Post by : Shweta
The Canadian government has decided to suspend the federal fuel excise tax temporarily, aiming to ease the financial burden of rising fuel prices on its citizens. This initiative comes as global oil markets face ongoing instability due to conflicts in the Middle East.
As stated by the Department of Finance Canada, the government intends to implement legislative amendments under the Excise Tax Act, which will adjust fuel tax rates to 0 cents per litre. This suspension will encompass gasoline, diesel, and aviation fuels.
This tax reduction is set to begin on April 20, 2026, continuing through September 7, 2026, which coincides with the Labour Day weekend. Following this timeframe, tax rates are expected to revert to their original amounts starting September 8.
The federal excise tax currently imposes an addition of 10 cents per litre on gasoline and 4 cents per litre on diesel.
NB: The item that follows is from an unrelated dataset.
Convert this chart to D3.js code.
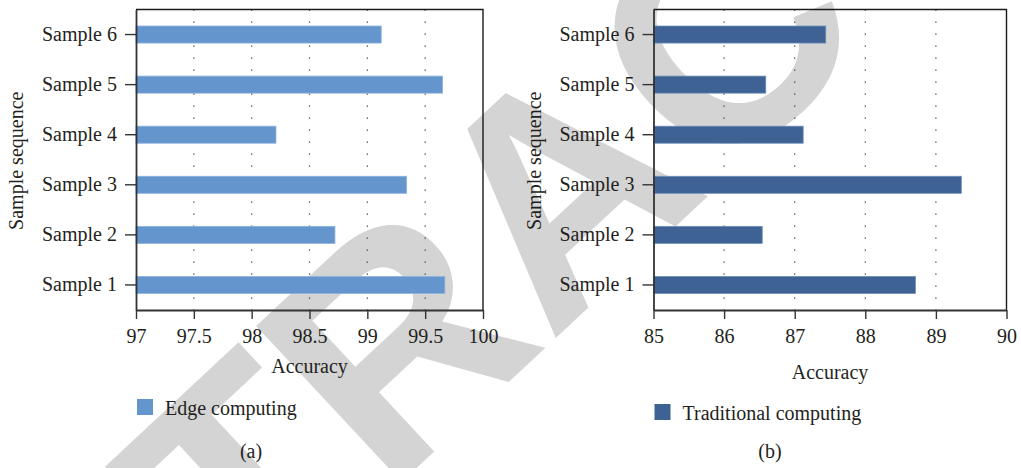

Typically, these taxes are reflected in the prices consumers pay at fuel stations. By suspending this tax temporarily, the government aims to decrease prices at the pump, offering relief to both households and businesses.
Officials predict that the tax suspension will save Canadians over $2.4 billion in total relief during 2026. This decision is part of larger strategies to mitigate the economic repercussions of global oil supply disruptions linked to geopolitical tensions.
It is essential to note that this measure pertains only to federal taxes. Provincial fuel taxes will still apply separately, meaning the overall price change could differ across various regions.
The government emphasizes that this temporary measure aims to assist Canadians confronted with elevated fuel prices while allowing for flexible responses to evolving global economic scenarios.